How The Paperback Novel Changed Popular Literature
The story about the first Penguin paperbacks may be apocryphal, but it is a good one. In 1935, Allen Lane, chairman of the eminent British publishing house Bodley Head, spent a weekend in the country with Agatha Christie. Bodley Head, like many other publishers, was faring poorly during the Depression, and Lane was worrying about how to keep the business afloat. While he was in Exeter station waiting for his train back to London, he browsed shops looking for something good to read. He struck out. All he could find were trendy magazines and junky pulp fiction. And then he had a “Eureka!” moment: What if quality books were available at places like train stations and sold for reasonable prices—the price of a pack of cigarettes, say?

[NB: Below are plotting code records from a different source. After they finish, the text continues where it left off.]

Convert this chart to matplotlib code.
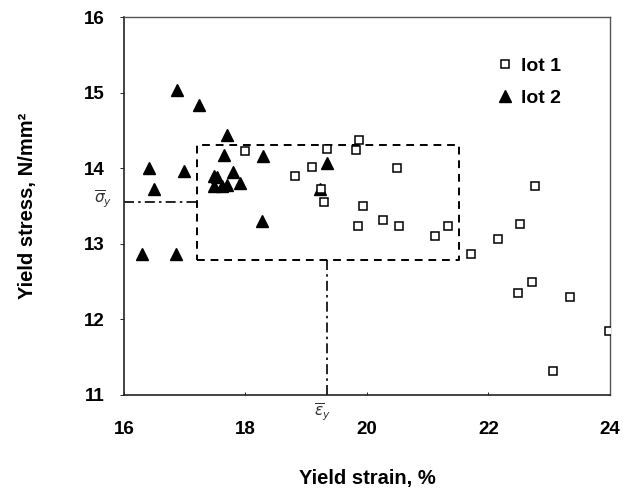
import matplotlib.pyplot as plt

plt.rcParams['font.family'] = ['Liberation Sans', 'DejaVu Sans']

# lot 1 (open squares)
lot1_strain = [18.00, 18.81, 19.10, 19.35, 19.30, 19.25, 19.82, 19.87, 19.86, 20.49,
               19.93, 20.27, 20.53, 21.12, 21.33, 21.72, 22.16, 22.52, 22.77, 22.72,
               22.48, 23.35, 23.98, 23.06]
lot1_stress = [14.23, 13.90, 14.02, 14.26, 13.55, 13.73, 14.24, 14.38, 13.23, 14.00,
               13.50, 13.31, 13.24, 13.10, 13.24, 12.87, 13.06, 13.26, 13.76, 12.49,
               12.35, 12.30, 11.84, 11.32]

# lot 2 (filled triangles)
lot2_strain = [16.41, 16.50, 16.87, 17.23, 16.98, 17.69, 17.65, 17.49, 17.53, 17.49,
               17.62, 17.70, 17.80, 17.91, 18.28, 18.29, 19.34, 19.23, 16.30, 16.85]
lot2_stress = [14.00, 13.73, 15.04, 14.84, 13.97, 14.44, 14.18, 13.90, 13.89, 13.76,
               13.76, 13.78, 13.95, 13.80, 13.30, 14.16, 14.07, 13.73, 12.87, 12.87]

# mean values and box limits
mean_strain = 19.35
mean_stress = 13.55
box_x = [17.21, 21.51]
box_y = [12.79, 14.31]

x_ticks = [16, 18, 20, 22, 24]
y_ticks = [11, 12, 13, 14, 15, 16]

fig = plt.figure(figsize=(6.23, 4.9), dpi=100)
ax = fig.add_axes([0.199, 0.194, 0.78, 0.771])

ax.plot(lot1_strain, lot1_stress, 's', ms=5.5, mfc='white', mec='black', mew=1.1,
        ls='none', label='lot 1', zorder=3)
ax.plot(lot2_strain, lot2_stress, '^', ms=8, color='black',
        ls='none', label='lot 2', zorder=2)

# dashed box
ax.plot([box_x[0], box_x[1], box_x[1], box_x[0], box_x[0]],
        [box_y[0], box_y[0], box_y[1], box_y[1], box_y[0]],
        color='black', ls=(0, (4, 3)), lw=1.4, zorder=1)

# mean lines
ax.plot([16, box_x[0]], [mean_stress, mean_stress], color='black',
        ls=(0, (6, 2.5, 1.5, 2.5)), lw=1.2, zorder=1)
ax.plot([mean_strain, mean_strain], [11, box_y[0]], color='black',
        ls=(0, (6, 2.5, 1.5, 2.5)), lw=1.2, zorder=1)

ax.set_xlim(16, 24)
ax.set_ylim(11, 16)
ax.set_xticks(x_ticks)
ax.set_yticks(y_ticks)
ax.tick_params(axis='x', direction='in', length=2, pad=19, labelsize=13.5, width=0.6)
ax.tick_params(axis='y', direction='out', length=3, pad=11, labelsize=13.5, width=0.6)
for lab in ax.get_xticklabels() + ax.get_yticklabels():
    lab.set_fontweight('bold')

for s in ['left', 'bottom']:
    ax.spines[s].set_color('#222222')
    ax.spines[s].set_linewidth(1.2)
for s in ['top', 'right']:
    ax.spines[s].set_color('#555555')
    ax.spines[s].set_linewidth(1.0)

# symbol labels
ax.text(-0.043, (mean_stress - 11) / 5 + 0.008, r'$\overline{\sigma}_y$',
        transform=ax.transAxes, ha='center', va='center', fontsize=11,
        color='#333333', family='DejaVu Serif')
ax.text((mean_strain - 16) / 8 - 0.01, -0.045, r'$\overline{\varepsilon}_y$',
        transform=ax.transAxes, ha='center', va='center', fontsize=11,
        color='#333333', family='DejaVu Serif')

ax.set_ylabel('Yield stress, N/mm²', fontsize=14.5, fontweight='bold',
              labelpad=34)
ax.set_xlabel('Yield strain, %', fontsize=14.5, fontweight='bold', labelpad=22)

leg = ax.legend(loc='upper right', bbox_to_anchor=(0.935, 0.94), frameon=False,
                handlelength=0.6, handletextpad=0.5,
                labelspacing=0.75, prop={'weight': 'bold', 'size': 14})

fig.savefig('out.png', dpi=100)
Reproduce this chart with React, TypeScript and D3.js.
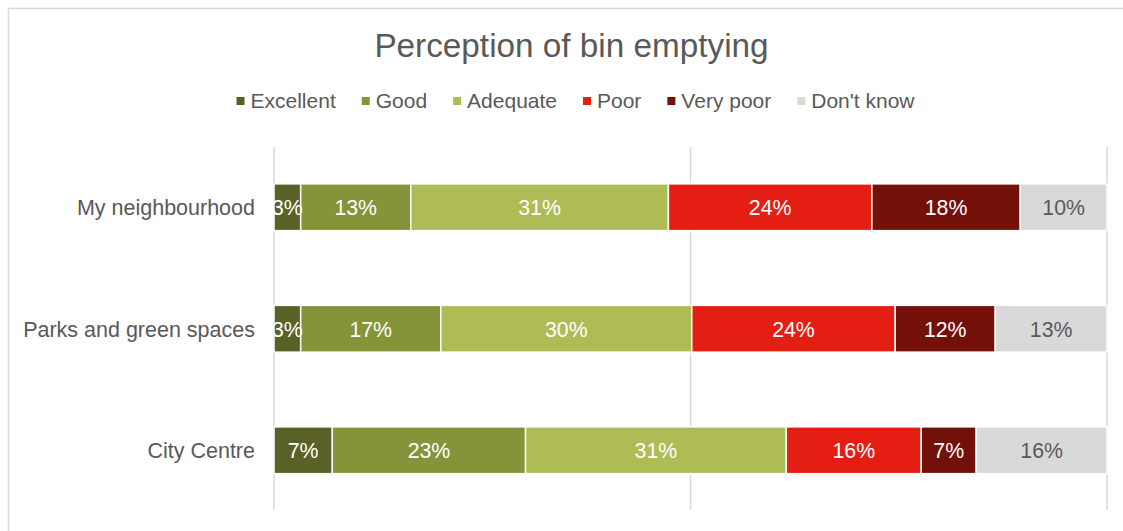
import React from "react";
import * as d3 from "d3";

const categories = ["My neighbourhood", "Parks and green spaces", "City Centre"];
const seriesNames = ["Excellent", "Good", "Adequate", "Poor", "Very poor", "Don't know"];
const excellent = [3.2, 3.2, 7.0];
const good = [13.2, 16.8, 23.2];
const adequate = [30.9, 30.1, 31.3];
const poor = [24.4, 24.4, 16.2];
const veryPoor = [17.8, 12.0, 6.6];
const dontKnow = [10.4, 13.4, 15.7];
const gridTicks = [0, 0.5, 1];
const colors = ["#5a6126", "#859439", "#afbc55", "#e41e13", "#731009", "#d9d9d9"];
const labelColors = ["#ffffff", "#ffffff", "#ffffff", "#ffffff", "#ffffff", "#595959"];

const W = 1123;
const H = 531;
const FONT = "'Liberation Sans', Arial, sans-serif";

export default function App() {
  const seriesValues = [excellent, good, adequate, poor, veryPoor, dontKnow];
  const rows = categories.map((c, i) => {
    const r: Record<string, any> = { category: c };
    seriesNames.forEach((s, j) => (r[s] = seriesValues[j][i]));
    return r;
  });
  const stack = d3.stack<any>().keys(seriesNames).offset(d3.stackOffsetExpand);
  const stacked = stack(rows);

  const x = d3.scaleLinear().domain([0, 1]).range([274, 1107]);
  const y = d3.scaleBand().domain(categories).range([146.5, 511]).paddingInner(0.615).paddingOuter(0.3075);

  // legend layout
  const legendFont = 21;
  const measure = (t: string) => {
    const canvas = document.createElement("canvas");
    const ctx = canvas.getContext("2d")!;
    ctx.font = `${legendFont}px ${FONT}`;
    return ctx.measureText(t).width;
  };
  const itemWidths = seriesNames.map((s) => 8 + 6 + measure(s));
  const gap = 26;
  const totalW = d3.sum(itemWidths) + gap * (seriesNames.length - 1);
  let lx = 575.5 - totalW / 2;
  const legendItems = seriesNames.map((s, i) => {
    const item = { name: s, x: lx, color: colors[i] };
    lx += itemWidths[i] + gap;
    return item;
  });

  return (
    <svg width={W} height={H} style={{ position: "absolute", left: 0, top: 0, background: "#fff" }} fontFamily={FONT}>
      <rect x={8.5} y={8.5} width={W + 20} height={H + 20} fill="#fff" stroke="#d9d9d9" strokeWidth={1.5} />
      <text x={571.5} y={57} textAnchor="middle" fontSize={33.3} fill="#595959">
        Perception of bin emptying
      </text>
      {legendItems.map((it) => (
        <g key={it.name}>
          <rect x={it.x} y={97} width={8} height={8} fill={it.color} />
          <text x={it.x + 14} y={108} fontSize={legendFont} fill="#595959">
            {it.name}
          </text>
        </g>
      ))}
      {gridTicks.map((t) => (
        <line key={t} x1={x(t)} x2={x(t)} y1={147} y2={510} stroke="#d9d9d9" strokeWidth={1.5} />
      ))}
      {stacked.map((s, si) =>
        s.map((d, i) => (
          <rect
            key={`${si}-${i}`}
            x={x(d[0])}
            y={y(categories[i])!}
            width={x(d[1]) - x(d[0])}
            height={y.bandwidth()}
            fill={colors[si]}
            stroke="#fff"
            strokeWidth={1.5}
          />
        ))
      )}
      {stacked.map((s, si) =>
        s.map((d, i) => (
          <text
            key={`l-${si}-${i}`}
            x={(x(d[0]) + x(d[1])) / 2}
            y={y(categories[i])! + y.bandwidth() / 2 + 7.8}
            textAnchor="middle"
            fontSize={21.3}
            fill={labelColors[si]}
          >
            {`${Math.round(seriesValues[si][i])}%`}
          </text>
        ))
      )}
      {categories.map((c) => (
        <text key={c} x={255} y={y(c)! + y.bandwidth() / 2 + 7.8} textAnchor="end" fontSize={21.5} fill="#595959">
          {c}
        </text>
      ))}
    </svg>
  );
}
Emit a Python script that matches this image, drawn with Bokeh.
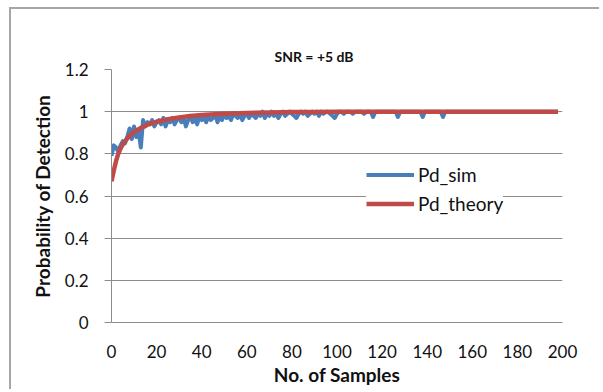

Lane went back to Bodley Head and proposed a new imprint to do just that. Bodley Head did not want to finance his endeavor, so Lane used his own capital. He called his new house Penguin, apparently upon the suggestion of a secretary, and sent a young colleague to the zoo to sketch the bird. He then acquired the rights to ten reprints of serious literary titles and went knocking on non-bookstore doors. When Woolworth’s placed an order for 63,500 copies, Lane realized he had a viable financial model.
Lane’s paperbacks were cheap. They cost two and a half pence, the same as ten cigarettes, the publisher touted. Volume was key to profitability; Penguin had to sell 17,000 copies of each book to break even.
The first ten Penguin titles, including The Mysterious Affair at Styles by Agatha Christie, A Farewell to Arms by Ernest Hemingway and The Unpleasantness at the Bellona Club by Dorothy Sayers, were wildly successful, and after just one year in existence, Penguin had sold over three million copies.